The most depressing thing about watching We’re the Millers is that there’s a decent film in there somewhere. Sudekis and Aniston manage good chemistry as an endlessly bickering fake couple who start to evolve into a playfully bickering real couple, and Poulter goes for broke every time the camera is focused on him. The film’s heart is also in the right place when it gets into the dynamics of assumed families taking the place of the ones people are born into, but it’s ultimately far more interested in cruelly mocking every single person audiences have paid to see.

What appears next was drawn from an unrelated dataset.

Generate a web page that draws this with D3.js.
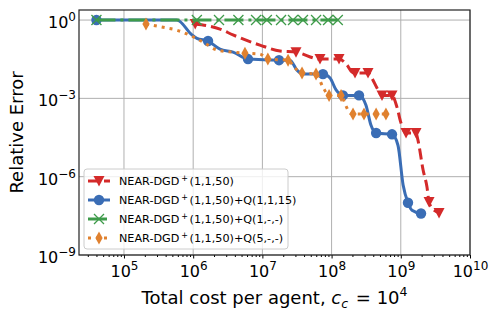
<!DOCTYPE html>
<html>
<head>
<meta charset="utf-8">
<script src="https://cdnjs.cloudflare.com/ajax/libs/d3/7.8.5/d3.min.js"></script>
<style>
  body { margin: 0; background: #fff; }
  text { font-family: "DejaVu Sans", sans-serif; fill: #000; }
</style>
</head>
<body>
<div id="my_dataviz"></div>
<script>
// NEAR-DGD+(1,1,50)
var redX = [1.07e6, 2.44e6, 3.76e6, 9.2e6, 1.8e7, 3.06e7, 6.8e7, 1.28e8, 1.67e8, 1.97e8, 2.18e8, 3.36e8, 3.96e8, 4.53e8, 5.35e8, 7.46e8, 8.8e8, 1.0e9, 1.19e9, 1.66e9, 1.77e9, 2.1e9, 2.39e9, 2.56e9, 2.83e9, 3.57e9]
var redY = [0.70, 0.45, 0.27, 0.11, 0.065, 0.059, 0.032, 0.032, 0.019, 0.0102, 9.3e-3, 9.3e-3, 5.0e-3, 2.5e-3, 1.3e-3, 1.3e-3, 4.6e-4, 1.2e-4, 4.7e-5, 4.7e-5, 2.5e-5, 1.8e-6, 4e-7, 1.07e-7, 6.3e-8, 4.1e-8]
var redMark = [1, 0, 0, 0, 0, 1, 1, 1, 0, 0, 1, 1, 0, 0, 1, 1, 0, 0, 1, 1, 0, 0, 0, 1, 0, 1]

// NEAR-DGD+(1,1,50)+Q(1,1,15)
var blueX = [4e4, 5.8e5, 9.6e5, 1.13e6, 1.64e6, 2.44e6, 3.76e6, 6.2e6, 1.74e7, 2.5e7, 3.16e7, 3.86e7, 7.5e7, 9.5e7, 1.16e8, 1.46e8, 2.49e8, 3.14e8, 3.7e8, 4.4e8, 7.46e8, 9.1e8, 1.08e9, 1.27e9, 1.45e9, 1.96e9]
var blueY = [1, 1, 0.27, 0.2, 0.157, 0.077, 0.059, 0.032, 0.029, 0.029, 0.0121, 8.5e-3, 8.5e-3, 6.0e-3, 2.1e-3, 1.3e-3, 1.3e-3, 5.5e-4, 9.5e-5, 4.7e-5, 4.2e-5, 1.6e-5, 4.8e-7, 1e-7, 5.2e-8, 3.9e-8]
var blueMark = [1, 0, 0, 0, 1, 0, 0, 1, 1, 0, 0, 0, 1, 0, 0, 1, 1, 0, 0, 1, 1, 0, 0, 1, 0, 1]

// NEAR-DGD+(1,1,50)+Q(1,-,-)
var greenX = [4e4, 1.13e6, 2.36e6, 4.5e6, 8.1e6, 1.16e7, 1.86e7, 2.77e7, 3.86e7, 5.96e7, 8.9e7, 1.23e8]
var greenY = [1, 1, 1, 1, 1, 1, 1, 1, 1, 1, 1, 1]
var greenMark = [1, 1, 1, 1, 1, 1, 1, 1, 1, 1, 1, 1]

// NEAR-DGD+(1,1,50)+Q(5,-,-)
var orangeX = [2.08e5, 3.5e5, 5.8e5, 9.6e5, 1.48e6, 2.2e6, 3.76e6, 5.6e6, 9.2e6, 1.2e7, 2.35e7, 2.96e7, 3.74e7, 5.96e7, 7.5e7, 9.2e7, 1.37e8, 1.61e8, 1.85e8, 2.04e8, 2.94e8, 4.4e8, 6.1e8]
var orangeY = [0.71, 0.54, 0.41, 0.24, 0.13, 0.071, 0.059, 0.054, 0.05, 0.032, 0.029, 0.0145, 9.3e-3, 8.5e-3, 2.7e-3, 1.3e-3, 1.3e-3, 5.1e-4, 2.7e-4, 2.5e-4, 2.5e-4, 2.5e-4, 2.5e-4]
var orangeMark = [1, 0, 0, 0, 0, 0, 0, 1, 0, 1, 1, 0, 1, 1, 0, 1, 1, 0, 0, 1, 1, 1, 1]

var legendLabels = ["(1,1,50)", "(1,1,50)+Q(1,1,15)", "(1,1,50)+Q(1,-,-)", "(1,1,50)+Q(5,-,-)"]
var xTickExp = [5, 6, 7, 8, 9, 10]
var yTickExp = [0, -3, -6, -9]

var W = 496, H = 317
var padL = 79, padR = 470, padT = 10, padB = 255

var svg = d3.select("#my_dataviz").append("svg").attr("width", W).attr("height", H)

var xs = d3.scaleLog().domain([Math.pow(10, 4.35), 1e10]).range([padL, padR])
var ys = d3.scaleLog().domain([1e-9, Math.pow(10, 0.385)]).range([padB, padT])

// grid
var grid = svg.append("g")
grid.selectAll(".gx").data(xTickExp).enter().append("line")
  .attr("x1", d => xs(Math.pow(10, d))).attr("x2", d => xs(Math.pow(10, d)))
  .attr("y1", padT).attr("y2", padB)
  .attr("stroke", "#b0b0b0").attr("stroke-width", 1)
grid.selectAll(".gy").data(yTickExp).enter().append("line")
  .attr("x1", padL).attr("x2", padR)
  .attr("y1", d => ys(Math.pow(10, d))).attr("y2", d => ys(Math.pow(10, d)))
  .attr("stroke", "#b0b0b0").attr("stroke-width", 1)

// x axis (major + minor)
var minor = []
for (var e = 4; e < 10; e++) for (var k = 2; k < 10; k++) {
  var v = k * Math.pow(10, e)
  if (v > xs.domain()[0] && v < 1e10) minor.push(v)
}
svg.append("g").attr("transform", "translate(0," + padB + ")")
  .call(d3.axisBottom(xs).tickValues(minor).tickSize(2).tickFormat(""))
  .call(g => g.select(".domain").remove())
var xAxis = svg.append("g").attr("transform", "translate(0," + padB + ")")
  .call(d3.axisBottom(xs).tickValues(xTickExp.map(d => Math.pow(10, d))).tickSize(3.5).tickFormat(""))
xAxis.select(".domain").remove()
xAxis.selectAll(".tick line").attr("stroke", "#000")
xAxis.selectAll(".tick").each(function (d) {
  var t = d3.select(this).append("text").attr("y", 22).attr("text-anchor", "middle")
    .style("font-size", "16px").attr("fill", "#000")
  t.append("tspan").text("10")
  t.append("tspan").attr("dy", -7).style("font-size", "12px").text(Math.round(Math.log10(d)))
})

var yAxis = svg.append("g").attr("transform", "translate(" + padL + ",0)")
  .call(d3.axisLeft(ys).tickValues(yTickExp.map(d => Math.pow(10, d))).tickSize(0).tickFormat(""))
yAxis.select(".domain").remove()
yAxis.selectAll(".tick").each(function (d) {
  var ex = Math.round(Math.log10(d))
  var t = d3.select(this).append("text").attr("x", -3).attr("y", 7.5).attr("text-anchor", "end")
    .style("font-size", "16px").attr("fill", "#000")
  t.append("tspan").text("10")
  t.append("tspan").attr("dy", -7).style("font-size", "12px").text(ex == 0 ? "0" : "\u2212" + Math.abs(ex))
})

// frame
svg.append("rect").attr("x", padL).attr("y", padT).attr("width", padR - padL).attr("height", padB - padT)
  .attr("fill", "none").attr("stroke", "#222").attr("stroke-width", 1.2)

// series
var series = [
  { x: redX, y: redY, m: redMark, color: "#d42a2a", dash: "11,5", marker: "tri" },
  { x: blueX, y: blueY, m: blueMark, color: "#3a6db5", dash: null, marker: "circle" },
  { x: greenX, y: greenY, m: greenMark, color: "#3e9b4a", dash: "19,5,3,5", marker: "x" },
  { x: orangeX, y: orangeY, m: orangeMark, color: "#e0812f", dash: "3,5", marker: "diamond" }
]

function markerPath(type) {
  if (type == "tri") return "M-5.5,-5L5.5,-5L0,5.5Z"
  if (type == "x") return "M-5,-5L5,5M-5,5L5,-5"
  if (type == "diamond") return "M0,-6.5L3.6,0L0,6.5L-3.6,0Z"
  return null
}

function drawMarker(g, type, color, px, py) {
  if (type == "circle") {
    g.append("circle").attr("cx", px).attr("cy", py).attr("r", 5.2).attr("fill", color)
  } else if (type == "x") {
    g.append("path").attr("d", markerPath(type)).attr("transform", "translate(" + px + "," + py + ")")
      .attr("fill", "none").attr("stroke", color).attr("stroke-width", 1.3)
  } else {
    g.append("path").attr("d", markerPath(type)).attr("transform", "translate(" + px + "," + py + ")")
      .attr("fill", color)
  }
}

var plot = svg.append("g")
var line = d3.line().x(d => xs(d[0])).y(d => ys(d[1])).curve(d3.curveMonotoneX)

series.forEach(function (s) {
  var pts = s.x.map((v, i) => [v, s.y[i]])
  var g = plot.append("g")
  g.append("path").datum(pts).attr("d", line)
    .attr("fill", "none").attr("stroke", s.color).attr("stroke-width", 3)
    .attr("stroke-dasharray", s.dash)
  pts.forEach(function (p, i) {
    if (s.m[i]) drawMarker(g, s.marker, s.color, xs(p[0]), ys(p[1]))
  })
})

// legend
var lg = svg.append("g")
lg.append("rect").attr("x", 84).attr("y", 169).attr("width", 204).attr("height", 80).attr("rx", 3)
  .attr("fill", "#fff").attr("fill-opacity", 0.8).attr("stroke", "#ccc")
series.forEach(function (s, i) {
  var yy = 181 + i * 19
  lg.append("line").attr("x1", 88).attr("x2", 110).attr("y1", yy).attr("y2", yy)
    .attr("stroke", s.color).attr("stroke-width", 3).attr("stroke-dasharray", s.dash)
  drawMarker(lg, s.marker, s.color, 99, yy)
  var t = lg.append("text").attr("x", 119).attr("y", yy + 4).style("font-size", "11.2px")
  t.append("tspan").text("NEAR-DGD")
  t.append("tspan").attr("dx", 2).attr("dy", -4).style("font-size", "8px").text("+")
  t.append("tspan").attr("dx", 1.5).attr("dy", 4).text(legendLabels[i])
})

// axis labels
svg.append("text").attr("transform", "translate(23," + ((padT + padB) / 2) + ") rotate(-90)")
  .attr("text-anchor", "middle").style("font-size", "18px").text("Relative Error")
var xl = svg.append("text").attr("x", (padL + padR) / 2).attr("y", 304).attr("text-anchor", "middle")
  .style("font-size", "18px")
xl.append("tspan").text("Total cost per agent, ")
xl.append("tspan").style("font-style", "italic").text("c")
xl.append("tspan").attr("dy", 4).style("font-size", "12.5px").style("font-style", "italic").text("c")
xl.append("tspan").attr("dx", 2).attr("dy", -4).text(" = 10")
xl.append("tspan").attr("dy", -8).style("font-size", "12.5px").text("4")
</script>
</body>
</html>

For all of Hollywood’s newfound interest in pushing Aniston as a sex symbol, the film takes no shortage of great pains to establish her as a “cheap stripper” at every turn, despite her actual mid-movie striptease making for one of the truly sexiest movie moments of the year. Kenny in particular gets the short end; while he’s just an awkward virgin and nowhere near as flawed as anybody else who appears onscreen, this apparently renders him worthy of the treatment usually reserved for the mentally or physically handicapped in mediocre R-rated comedies like this one. Even extended cameos from pros like Kathryn Hahn and Nick Offerman can’t save We’re the Millers from being less the Bad Santa that it clearly fancies itself and more the disposable late-summer repository of overcooked gags that it truly is.